Source: Ofgem typical domestic consumption values; PVGIS UK yield data.

The Timing Problem: Summer Surplus, Winter Deficit
Solar generation peaks when consumption is lowest (sunny summer afternoons when nobody is home) and drops when consumption is highest (dark winter evenings when lights, heating, and cooking are all running).
Summer (June): A 4kW system generates ~500 kWh. Average monthly consumption: ~250 kWh. Result: ~250 kWh surplus exported to the grid.
Winter (December): The same system generates ~100 kWh. Average monthly consumption: ~350 kWh. Result: ~250 kWh deficit drawn from the grid.
Without a way to store summer surplus for winter use (which no residential battery can do for months), you will always need the grid for part of the year.
Self-consumption rates: - Without battery: 30–50% of solar used directly, rest exported - With battery: 60–85% of solar used, less exported - Fully off-grid: technically possible but requires a very large system (8–10kW + 20–30 kWh battery) and is not cost-effective

How a Battery Changes the Equation
A solar battery does not solve the seasonal mismatch (summer vs winter), but it does solve the daily mismatch (daytime generation vs evening consumption).
Without a battery: - Daytime: panels power your home, surplus exported at 4–15p/kWh - Evening/night: you buy grid electricity at 24.5p/kWh - Self-consumption: 30–50%
With a 10kWh battery: - Daytime: panels power your home + charge battery, surplus exported - Evening/night: battery powers your home with stored solar - Self-consumption: 60–85%
In summer with a battery: You can go several days barely touching the grid — panels + battery cover most or all consumption.
In winter with a battery: The battery covers evening usage but still drains by late night. You need grid electricity from roughly midnight to sunrise.
Source: Energy Saving Trust self-consumption data.

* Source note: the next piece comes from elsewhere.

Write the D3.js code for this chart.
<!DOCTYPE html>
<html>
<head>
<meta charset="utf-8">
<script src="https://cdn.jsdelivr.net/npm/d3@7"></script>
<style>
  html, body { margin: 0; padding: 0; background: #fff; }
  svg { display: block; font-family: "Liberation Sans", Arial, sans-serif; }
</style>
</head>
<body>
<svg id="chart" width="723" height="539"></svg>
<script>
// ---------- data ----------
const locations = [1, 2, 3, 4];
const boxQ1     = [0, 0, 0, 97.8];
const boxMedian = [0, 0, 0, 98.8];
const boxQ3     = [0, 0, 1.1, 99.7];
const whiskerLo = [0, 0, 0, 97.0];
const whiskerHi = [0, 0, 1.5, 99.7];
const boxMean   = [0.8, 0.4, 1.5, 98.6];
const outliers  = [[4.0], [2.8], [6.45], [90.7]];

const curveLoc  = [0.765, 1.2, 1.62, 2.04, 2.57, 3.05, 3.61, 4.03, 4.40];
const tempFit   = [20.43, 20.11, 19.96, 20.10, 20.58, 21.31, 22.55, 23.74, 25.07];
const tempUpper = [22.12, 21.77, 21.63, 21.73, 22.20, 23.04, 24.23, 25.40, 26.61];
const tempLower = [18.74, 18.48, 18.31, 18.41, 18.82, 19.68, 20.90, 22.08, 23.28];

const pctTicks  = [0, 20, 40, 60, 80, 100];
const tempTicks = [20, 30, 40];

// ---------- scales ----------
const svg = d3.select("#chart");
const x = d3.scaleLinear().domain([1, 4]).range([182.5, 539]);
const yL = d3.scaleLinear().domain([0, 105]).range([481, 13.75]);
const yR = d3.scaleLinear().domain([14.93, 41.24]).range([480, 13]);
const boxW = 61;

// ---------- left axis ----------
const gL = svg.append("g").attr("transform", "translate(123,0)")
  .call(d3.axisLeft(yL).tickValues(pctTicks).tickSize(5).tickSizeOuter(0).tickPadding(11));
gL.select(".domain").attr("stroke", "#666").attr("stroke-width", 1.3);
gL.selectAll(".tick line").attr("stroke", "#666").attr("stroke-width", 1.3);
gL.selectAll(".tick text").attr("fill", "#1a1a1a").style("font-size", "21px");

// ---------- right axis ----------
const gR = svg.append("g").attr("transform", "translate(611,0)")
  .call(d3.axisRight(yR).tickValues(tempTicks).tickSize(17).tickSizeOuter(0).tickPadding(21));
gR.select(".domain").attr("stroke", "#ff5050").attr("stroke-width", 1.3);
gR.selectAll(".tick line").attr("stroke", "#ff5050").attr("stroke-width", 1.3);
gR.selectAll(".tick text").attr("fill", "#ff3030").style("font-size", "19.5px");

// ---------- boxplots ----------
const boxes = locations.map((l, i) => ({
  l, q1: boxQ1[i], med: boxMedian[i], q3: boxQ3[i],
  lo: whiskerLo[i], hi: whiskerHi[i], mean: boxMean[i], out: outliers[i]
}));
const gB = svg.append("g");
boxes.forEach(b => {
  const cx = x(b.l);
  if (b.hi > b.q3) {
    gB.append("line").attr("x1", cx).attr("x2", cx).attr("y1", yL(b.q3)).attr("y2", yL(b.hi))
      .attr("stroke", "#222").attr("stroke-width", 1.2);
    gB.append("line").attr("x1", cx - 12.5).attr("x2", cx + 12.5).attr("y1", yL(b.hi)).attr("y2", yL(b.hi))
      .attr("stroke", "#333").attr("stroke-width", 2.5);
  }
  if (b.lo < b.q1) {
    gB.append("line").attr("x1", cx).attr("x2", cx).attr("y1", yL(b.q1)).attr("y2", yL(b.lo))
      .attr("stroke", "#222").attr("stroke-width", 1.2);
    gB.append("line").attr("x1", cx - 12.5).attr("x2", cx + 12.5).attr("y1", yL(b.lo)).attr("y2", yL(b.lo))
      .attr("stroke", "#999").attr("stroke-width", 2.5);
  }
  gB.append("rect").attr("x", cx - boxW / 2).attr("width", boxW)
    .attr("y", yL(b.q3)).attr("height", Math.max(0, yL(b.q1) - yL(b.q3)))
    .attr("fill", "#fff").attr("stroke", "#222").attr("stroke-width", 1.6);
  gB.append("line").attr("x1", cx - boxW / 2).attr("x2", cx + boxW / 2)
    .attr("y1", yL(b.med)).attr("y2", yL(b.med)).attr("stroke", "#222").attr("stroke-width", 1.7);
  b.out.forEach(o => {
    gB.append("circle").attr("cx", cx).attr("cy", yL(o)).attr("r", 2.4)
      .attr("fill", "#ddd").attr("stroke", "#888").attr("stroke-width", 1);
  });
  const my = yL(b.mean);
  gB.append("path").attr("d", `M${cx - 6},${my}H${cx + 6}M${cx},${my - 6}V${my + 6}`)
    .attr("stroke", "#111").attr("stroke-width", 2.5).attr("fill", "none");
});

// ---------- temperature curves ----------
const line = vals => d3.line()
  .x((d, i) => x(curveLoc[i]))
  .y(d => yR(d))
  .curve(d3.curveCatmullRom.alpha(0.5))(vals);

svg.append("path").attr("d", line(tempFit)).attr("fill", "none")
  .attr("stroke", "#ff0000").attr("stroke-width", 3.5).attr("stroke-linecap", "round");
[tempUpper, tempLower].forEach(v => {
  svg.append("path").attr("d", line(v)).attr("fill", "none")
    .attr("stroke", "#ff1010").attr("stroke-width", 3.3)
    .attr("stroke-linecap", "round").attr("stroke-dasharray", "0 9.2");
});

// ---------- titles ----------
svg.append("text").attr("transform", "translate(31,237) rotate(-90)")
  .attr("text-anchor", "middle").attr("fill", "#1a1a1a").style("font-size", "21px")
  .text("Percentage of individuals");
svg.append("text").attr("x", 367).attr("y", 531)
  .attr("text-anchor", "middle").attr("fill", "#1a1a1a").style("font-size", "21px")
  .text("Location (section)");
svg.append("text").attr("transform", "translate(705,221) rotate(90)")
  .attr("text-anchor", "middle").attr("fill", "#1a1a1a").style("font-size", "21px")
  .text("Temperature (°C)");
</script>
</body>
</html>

What Size System to Maximise Coverage
If your goal is to generate as much of your own electricity as possible:
For a typical 3-bed home (3,500–4,000 kWh/year): - Install 4–5kW of panels (10–13 panels) - Add a 10kWh battery - Expected self-consumption: 70–80% - Annual grid reduction: £700–£900 saved
For a large 4–5 bed home (5,000–6,000 kWh/year): - Install 5–6kW of panels (13–16 panels) - Add a 13kWh battery - Expected self-consumption: 65–75% - Annual grid reduction: £900–£1,200 saved
For maximum independence: - Install the largest system your roof allows - Add the largest battery you can afford - Use a time-of-use tariff (Octopus Go/Flux) to charge the battery cheaply overnight in winter - Accept that 100% off-grid is not cost-effective — 80–90% coverage is the sweet spot

The Honest Answer
Can solar panels power a whole house? Annually, yes. A 4kW system generates as much electricity as the average home uses in a year. But you cannot use all of it directly because of timing mismatches.
Practically, solar covers 70–85% of your electricity with a battery, or 30–50% without. The remaining gap is filled by the grid at a fraction of your previous cost.
The goal is not to go off-grid — it is to dramatically reduce your electricity bill while earning SEG income for exported surplus. That is where the real financial value lies.